==== SOURCE MATERIAL

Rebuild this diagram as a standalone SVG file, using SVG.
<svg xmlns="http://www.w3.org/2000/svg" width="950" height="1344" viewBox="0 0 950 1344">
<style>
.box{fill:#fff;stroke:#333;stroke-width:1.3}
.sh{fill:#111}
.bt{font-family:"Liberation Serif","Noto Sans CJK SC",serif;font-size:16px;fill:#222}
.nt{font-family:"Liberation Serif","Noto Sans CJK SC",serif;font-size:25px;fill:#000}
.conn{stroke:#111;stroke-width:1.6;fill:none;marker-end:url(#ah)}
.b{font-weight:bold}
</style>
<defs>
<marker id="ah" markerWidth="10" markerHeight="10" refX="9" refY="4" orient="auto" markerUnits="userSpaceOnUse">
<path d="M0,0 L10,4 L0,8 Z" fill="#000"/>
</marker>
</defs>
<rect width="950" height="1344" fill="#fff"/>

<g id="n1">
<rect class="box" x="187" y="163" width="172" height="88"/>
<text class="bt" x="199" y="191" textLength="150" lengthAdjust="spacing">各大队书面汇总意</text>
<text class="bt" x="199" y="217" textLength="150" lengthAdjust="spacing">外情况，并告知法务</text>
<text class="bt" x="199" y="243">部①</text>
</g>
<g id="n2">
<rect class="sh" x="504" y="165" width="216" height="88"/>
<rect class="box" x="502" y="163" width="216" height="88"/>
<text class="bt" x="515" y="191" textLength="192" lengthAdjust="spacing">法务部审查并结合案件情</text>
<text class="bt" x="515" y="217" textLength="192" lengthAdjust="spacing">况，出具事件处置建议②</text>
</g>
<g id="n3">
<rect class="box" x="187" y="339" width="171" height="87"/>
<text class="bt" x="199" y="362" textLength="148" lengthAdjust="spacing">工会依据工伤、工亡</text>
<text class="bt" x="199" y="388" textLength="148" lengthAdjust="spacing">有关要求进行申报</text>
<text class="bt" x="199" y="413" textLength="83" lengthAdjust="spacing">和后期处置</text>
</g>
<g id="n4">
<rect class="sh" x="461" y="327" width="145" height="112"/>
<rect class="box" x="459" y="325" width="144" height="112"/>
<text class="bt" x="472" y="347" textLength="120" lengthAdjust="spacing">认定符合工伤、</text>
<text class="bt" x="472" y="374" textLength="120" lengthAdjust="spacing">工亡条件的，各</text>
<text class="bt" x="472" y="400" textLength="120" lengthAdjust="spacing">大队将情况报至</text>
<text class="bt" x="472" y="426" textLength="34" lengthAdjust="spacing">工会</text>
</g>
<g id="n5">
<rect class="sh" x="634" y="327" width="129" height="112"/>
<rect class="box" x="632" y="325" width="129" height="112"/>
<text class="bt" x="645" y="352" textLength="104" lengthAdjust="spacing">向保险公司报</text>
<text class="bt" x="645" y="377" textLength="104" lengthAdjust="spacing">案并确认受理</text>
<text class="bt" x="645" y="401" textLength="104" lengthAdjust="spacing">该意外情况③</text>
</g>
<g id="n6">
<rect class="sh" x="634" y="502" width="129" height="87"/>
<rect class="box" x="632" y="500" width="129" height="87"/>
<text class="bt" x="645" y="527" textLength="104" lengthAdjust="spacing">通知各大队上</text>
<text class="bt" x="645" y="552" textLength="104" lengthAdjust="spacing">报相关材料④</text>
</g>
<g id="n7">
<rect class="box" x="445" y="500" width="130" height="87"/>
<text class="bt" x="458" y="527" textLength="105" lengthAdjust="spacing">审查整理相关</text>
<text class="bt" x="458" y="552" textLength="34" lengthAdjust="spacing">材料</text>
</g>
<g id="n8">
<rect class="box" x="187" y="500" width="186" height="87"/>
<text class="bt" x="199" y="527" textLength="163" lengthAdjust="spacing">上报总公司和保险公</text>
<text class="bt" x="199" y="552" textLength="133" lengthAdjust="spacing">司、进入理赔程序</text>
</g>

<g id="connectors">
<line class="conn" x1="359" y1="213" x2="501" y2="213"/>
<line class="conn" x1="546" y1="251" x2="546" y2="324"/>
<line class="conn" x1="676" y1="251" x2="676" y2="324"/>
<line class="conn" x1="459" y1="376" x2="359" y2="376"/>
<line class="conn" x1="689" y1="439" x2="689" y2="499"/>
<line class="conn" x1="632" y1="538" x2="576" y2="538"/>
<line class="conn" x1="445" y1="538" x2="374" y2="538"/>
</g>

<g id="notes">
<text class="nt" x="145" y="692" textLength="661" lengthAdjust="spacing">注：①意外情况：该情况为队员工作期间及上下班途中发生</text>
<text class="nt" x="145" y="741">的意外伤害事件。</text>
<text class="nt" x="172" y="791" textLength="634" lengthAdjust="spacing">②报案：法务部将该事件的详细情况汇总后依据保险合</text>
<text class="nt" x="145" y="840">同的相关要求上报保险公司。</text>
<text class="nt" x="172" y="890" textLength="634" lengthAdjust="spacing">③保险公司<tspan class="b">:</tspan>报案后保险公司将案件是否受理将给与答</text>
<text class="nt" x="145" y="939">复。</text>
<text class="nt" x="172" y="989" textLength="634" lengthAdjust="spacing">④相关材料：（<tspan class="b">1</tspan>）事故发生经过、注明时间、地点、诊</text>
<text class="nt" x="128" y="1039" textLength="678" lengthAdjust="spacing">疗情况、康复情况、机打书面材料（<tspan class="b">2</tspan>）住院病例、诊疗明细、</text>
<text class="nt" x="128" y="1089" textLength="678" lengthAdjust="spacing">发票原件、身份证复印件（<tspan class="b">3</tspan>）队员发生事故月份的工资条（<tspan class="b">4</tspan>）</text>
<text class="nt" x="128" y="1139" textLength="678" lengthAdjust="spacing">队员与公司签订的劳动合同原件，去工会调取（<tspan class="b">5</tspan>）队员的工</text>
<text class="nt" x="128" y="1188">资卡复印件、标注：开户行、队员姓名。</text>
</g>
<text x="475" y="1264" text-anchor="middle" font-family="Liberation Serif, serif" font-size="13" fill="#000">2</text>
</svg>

========

GIVEN PROBLEM
The data above must be returned in full, exactly as written.

REPLY TO THE EXERCISE
Rebuild this diagram as a standalone SVG file, using SVG.
<svg xmlns="http://www.w3.org/2000/svg" width="950" height="1344" viewBox="0 0 950 1344">
<style>
.box{fill:#fff;stroke:#333;stroke-width:1.3}
.sh{fill:#111}
.bt{font-family:"Liberation Serif","Noto Sans CJK SC",serif;font-size:16px;fill:#222}
.nt{font-family:"Liberation Serif","Noto Sans CJK SC",serif;font-size:25px;fill:#000}
.conn{stroke:#111;stroke-width:1.6;fill:none;marker-end:url(#ah)}
.b{font-weight:bold}
</style>
<defs>
<marker id="ah" markerWidth="10" markerHeight="10" refX="9" refY="4" orient="auto" markerUnits="userSpaceOnUse">
<path d="M0,0 L10,4 L0,8 Z" fill="#000"/>
</marker>
</defs>
<rect width="950" height="1344" fill="#fff"/>

<g id="n1">
<rect class="box" x="187" y="163" width="172" height="88"/>
<text class="bt" x="199" y="191" textLength="150" lengthAdjust="spacing">各大队书面汇总意</text>
<text class="bt" x="199" y="217" textLength="150" lengthAdjust="spacing">外情况，并告知法务</text>
<text class="bt" x="199" y="243">部①</text>
</g>
<g id="n2">
<rect class="sh" x="504" y="165" width="216" height="88"/>
<rect class="box" x="502" y="163" width="216" height="88"/>
<text class="bt" x="515" y="191" textLength="192" lengthAdjust="spacing">法务部审查并结合案件情</text>
<text class="bt" x="515" y="217" textLength="192" lengthAdjust="spacing">况，出具事件处置建议②</text>
</g>
<g id="n3">
<rect class="box" x="187" y="339" width="171" height="87"/>
<text class="bt" x="199" y="362" textLength="148" lengthAdjust="spacing">工会依据工伤、工亡</text>
<text class="bt" x="199" y="388" textLength="148" lengthAdjust="spacing">有关要求进行申报</text>
<text class="bt" x="199" y="413" textLength="83" lengthAdjust="spacing">和后期处置</text>
</g>
<g id="n4">
<rect class="sh" x="461" y="327" width="145" height="112"/>
<rect class="box" x="459" y="325" width="144" height="112"/>
<text class="bt" x="472" y="347" textLength="120" lengthAdjust="spacing">认定符合工伤、</text>
<text class="bt" x="472" y="374" textLength="120" lengthAdjust="spacing">工亡条件的，各</text>
<text class="bt" x="472" y="400" textLength="120" lengthAdjust="spacing">大队将情况报至</text>
<text class="bt" x="472" y="426" textLength="34" lengthAdjust="spacing">工会</text>
</g>
<g id="n5">
<rect class="sh" x="634" y="327" width="129" height="112"/>
<rect class="box" x="632" y="325" width="129" height="112"/>
<text class="bt" x="645" y="352" textLength="104" lengthAdjust="spacing">向保险公司报</text>
<text class="bt" x="645" y="377" textLength="104" lengthAdjust="spacing">案并确认受理</text>
<text class="bt" x="645" y="401" textLength="104" lengthAdjust="spacing">该意外情况③</text>
</g>
<g id="n6">
<rect class="sh" x="634" y="502" width="129" height="87"/>
<rect class="box" x="632" y="500" width="129" height="87"/>
<text class="bt" x="645" y="527" textLength="104" lengthAdjust="spacing">通知各大队上</text>
<text class="bt" x="645" y="552" textLength="104" lengthAdjust="spacing">报相关材料④</text>
</g>
<g id="n7">
<rect class="box" x="445" y="500" width="130" height="87"/>
<text class="bt" x="458" y="527" textLength="105" lengthAdjust="spacing">审查整理相关</text>
<text class="bt" x="458" y="552" textLength="34" lengthAdjust="spacing">材料</text>
</g>
<g id="n8">
<rect class="box" x="187" y="500" width="186" height="87"/>
<text class="bt" x="199" y="527" textLength="163" lengthAdjust="spacing">上报总公司和保险公</text>
<text class="bt" x="199" y="552" textLength="133" lengthAdjust="spacing">司、进入理赔程序</text>
</g>

<g id="connectors">
<line class="conn" x1="359" y1="213" x2="501" y2="213"/>
<line class="conn" x1="546" y1="251" x2="546" y2="324"/>
<line class="conn" x1="676" y1="251" x2="676" y2="324"/>
<line class="conn" x1="459" y1="376" x2="359" y2="376"/>
<line class="conn" x1="689" y1="439" x2="689" y2="499"/>
<line class="conn" x1="632" y1="538" x2="576" y2="538"/>
<line class="conn" x1="445" y1="538" x2="374" y2="538"/>
</g>

<g id="notes">
<text class="nt" x="145" y="692" textLength="661" lengthAdjust="spacing">注：①意外情况：该情况为队员工作期间及上下班途中发生</text>
<text class="nt" x="145" y="741">的意外伤害事件。</text>
<text class="nt" x="172" y="791" textLength="634" lengthAdjust="spacing">②报案：法务部将该事件的详细情况汇总后依据保险合</text>
<text class="nt" x="145" y="840">同的相关要求上报保险公司。</text>
<text class="nt" x="172" y="890" textLength="634" lengthAdjust="spacing">③保险公司<tspan class="b">:</tspan>报案后保险公司将案件是否受理将给与答</text>
<text class="nt" x="145" y="939">复。</text>
<text class="nt" x="172" y="989" textLength="634" lengthAdjust="spacing">④相关材料：（<tspan class="b">1</tspan>）事故发生经过、注明时间、地点、诊</text>
<text class="nt" x="128" y="1039" textLength="678" lengthAdjust="spacing">疗情况、康复情况、机打书面材料（<tspan class="b">2</tspan>）住院病例、诊疗明细、</text>
<text class="nt" x="128" y="1089" textLength="678" lengthAdjust="spacing">发票原件、身份证复印件（<tspan class="b">3</tspan>）队员发生事故月份的工资条（<tspan class="b">4</tspan>）</text>
<text class="nt" x="128" y="1139" textLength="678" lengthAdjust="spacing">队员与公司签订的劳动合同原件，去工会调取（<tspan class="b">5</tspan>）队员的工</text>
<text class="nt" x="128" y="1188">资卡复印件、标注：开户行、队员姓名。</text>
</g>
<text x="475" y="1264" text-anchor="middle" font-family="Liberation Serif, serif" font-size="13" fill="#000">2</text>
</svg>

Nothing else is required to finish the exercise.